Maddie has gashed herself more times than I care to recall with both her fingernails and toenails. Nasty slashes show up on her face, legs and stomach like she went toe-to-toe with Freddie Cruger. If you are not a parent, you are now saying to yourself, “Why don’t you just cut them?”

GOOD QUESTION.

Let me help with that one. First of all, let’s do a quick metric lesson. One millimeter is about the width of a dime. A baby’s sharpened talon is often less than two millimeters long. Houston, we have a problem!

I’ve been cutting those microscopic nails for seven months now and it’s not really much easier now than it was then. Size is one problem, the other problem is that Maddie Scissorhands never stops moving. She’s always zigging and zaggin like a honey badger trying to bite a snake in the head.

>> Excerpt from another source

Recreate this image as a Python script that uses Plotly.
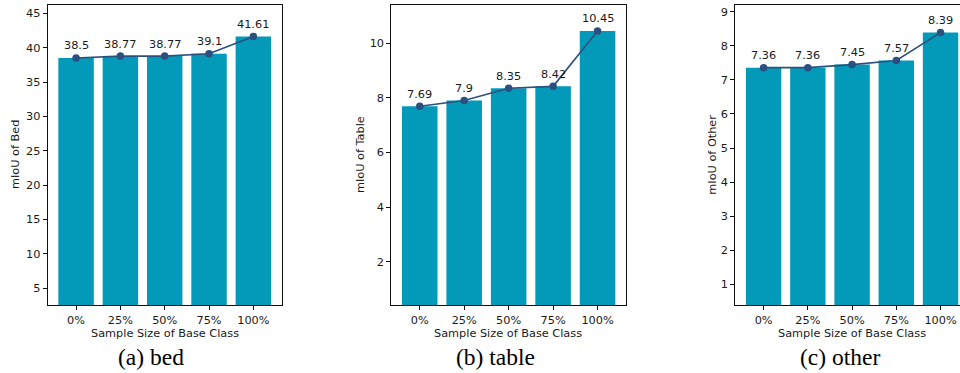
import plotly.graph_objects as go

categories = ["0%", "25%", "50%", "75%", "100%"]
bed_values = [38.5, 38.77, 38.77, 39.1, 41.61]
table_values = [7.69, 7.9, 8.35, 8.42, 10.45]
other_values = [7.36, 7.36, 7.45, 7.57, 8.39]
bed_ticks = [5, 10, 15, 20, 25, 30, 35, 40, 45]
table_ticks = [2, 4, 6, 8, 10]
other_ticks = [1, 2, 3, 4, 5, 6, 7, 8, 9]
y_titles = ["mIoU of Bed", "mIoU of Table", "mIoU of Other"]
captions = ["(a) bed", "(b) table", "(c) other"]
x_title = "Sample Size of Base Class"

W, H = 960, 373
BAR = "#039ab9"
LINE = "#2b5080"
TXT = "#1a1a1a"
FONT = "DejaVu Sans"

panels = [
    dict(vals=bed_values, ticks=bed_ticks, yr=[2.57, 46.2], xl=47.7, xr=281.7, xrange=[-0.64, 4.64], right=True),
    dict(vals=table_values, ticks=table_ticks, yr=[0.41, 11.40], xl=391.3, xr=626.0, xrange=[-0.64, 4.64], right=True),
    dict(vals=other_values, ticks=other_ticks, yr=[0.39, 9.2], xl=735.3, xr=960.0, xrange=[-0.64, 4.44], right=False),
]
full_width = 234.0
ytop, ybot = 5.0, 305.0
ydom = [1 - ybot / H, 1 - ytop / H]

fig = go.Figure()
annotations = []
layout = {}
ytitle_x = [15, 360, 711.7]
caption_x = [151, 495, 840]

for i, p in enumerate(panels):
    n = "" if i == 0 else str(i + 1)
    xa, ya = "x" + n, "y" + n
    fig.add_trace(go.Bar(x=categories, y=p["vals"], marker=dict(color=BAR, line=dict(width=0)),
                         width=0.8, xaxis=xa, yaxis=ya, showlegend=False))
    fig.add_trace(go.Scatter(x=categories, y=p["vals"], mode="lines+markers",
                             line=dict(color=LINE, width=1.6),
                             marker=dict(color=LINE, size=7.5),
                             xaxis=xa, yaxis=ya, showlegend=False, cliponaxis=False))
    for c, v in zip(categories, p["vals"]):
        annotations.append(dict(x=c, y=v, xref=xa, yref=ya, text=f"{v:g}", showarrow=False,
                                yshift=12, yanchor="middle", xanchor="center",
                                font=dict(family=FONT, size=11.3, color=TXT)))
    axis_common = dict(showline=True, linecolor="#111", linewidth=1, ticks="outside",
                       ticklen=4, tickwidth=1, tickcolor="#111", showgrid=False, zeroline=False,
                       tickfont=dict(family=FONT, size=11.3, color=TXT))
    layout["xaxis" + n] = dict(domain=[p["xl"] / W, p["xr"] / W], anchor=ya, type="category",
                               range=p["xrange"], mirror=True, **axis_common)
    layout["yaxis" + n] = dict(domain=ydom, anchor=xa, range=p["yr"], tickvals=p["ticks"],
                               mirror=p["right"], **axis_common)
    annotations.append(dict(x=(p["xl"] + full_width / 2) / W, y=1 - 333 / H, xref="paper", yref="paper",
                            text=x_title, showarrow=False, xanchor="center", yanchor="middle",
                            font=dict(family=FONT, size=11.3, color=TXT)))
    annotations.append(dict(x=ytitle_x[i] / W, y=1 - 155 / H, xref="paper", yref="paper",
                            text=y_titles[i], showarrow=False, textangle=-90,
                            xanchor="center", yanchor="middle",
                            font=dict(family=FONT, size=11.3, color=TXT)))
    annotations.append(dict(x=caption_x[i] / W, y=1 - 357 / H, xref="paper", yref="paper",
                            text=captions[i], showarrow=False, xanchor="center", yanchor="middle",
                            font=dict(family="Liberation Serif", size=23.5, color="#000")))

fig.update_layout(width=W, height=H, margin=dict(l=0, r=0, t=0, b=0),
                  plot_bgcolor="white", paper_bgcolor="white", bargap=0.2,
                  annotations=annotations, **layout)
fig.write_html("out.html", config={"displayModeBar": False},
               post_script="document.body.style.margin='0';document.body.style.overflow='hidden';")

Once the baby clippers come out (regular clippers with pink plastic) Maddie starts somersaulting around her bedroom while throwing a series of roundhouse kicks that would make Mr. Miyagi green with envy.

Somehow, through this storm of kicks, swats, pivots and squirms you are supposed to clip these nails that can only be seen under the brightest of lights.

As if that’s not enough, throw in the fact that with each clip, the baby jerks her hand or foot back as if you have severed the entire appendage. This means that with every clip, you have to deal with a surge of adrenaline that leaves you breathless.

So far, I have only clipped her finger once and it was a HORRIBLE feeling that left me riddled with guilt. Instead of cutting nails, give me a big old stinky stack of poopy diapers any day.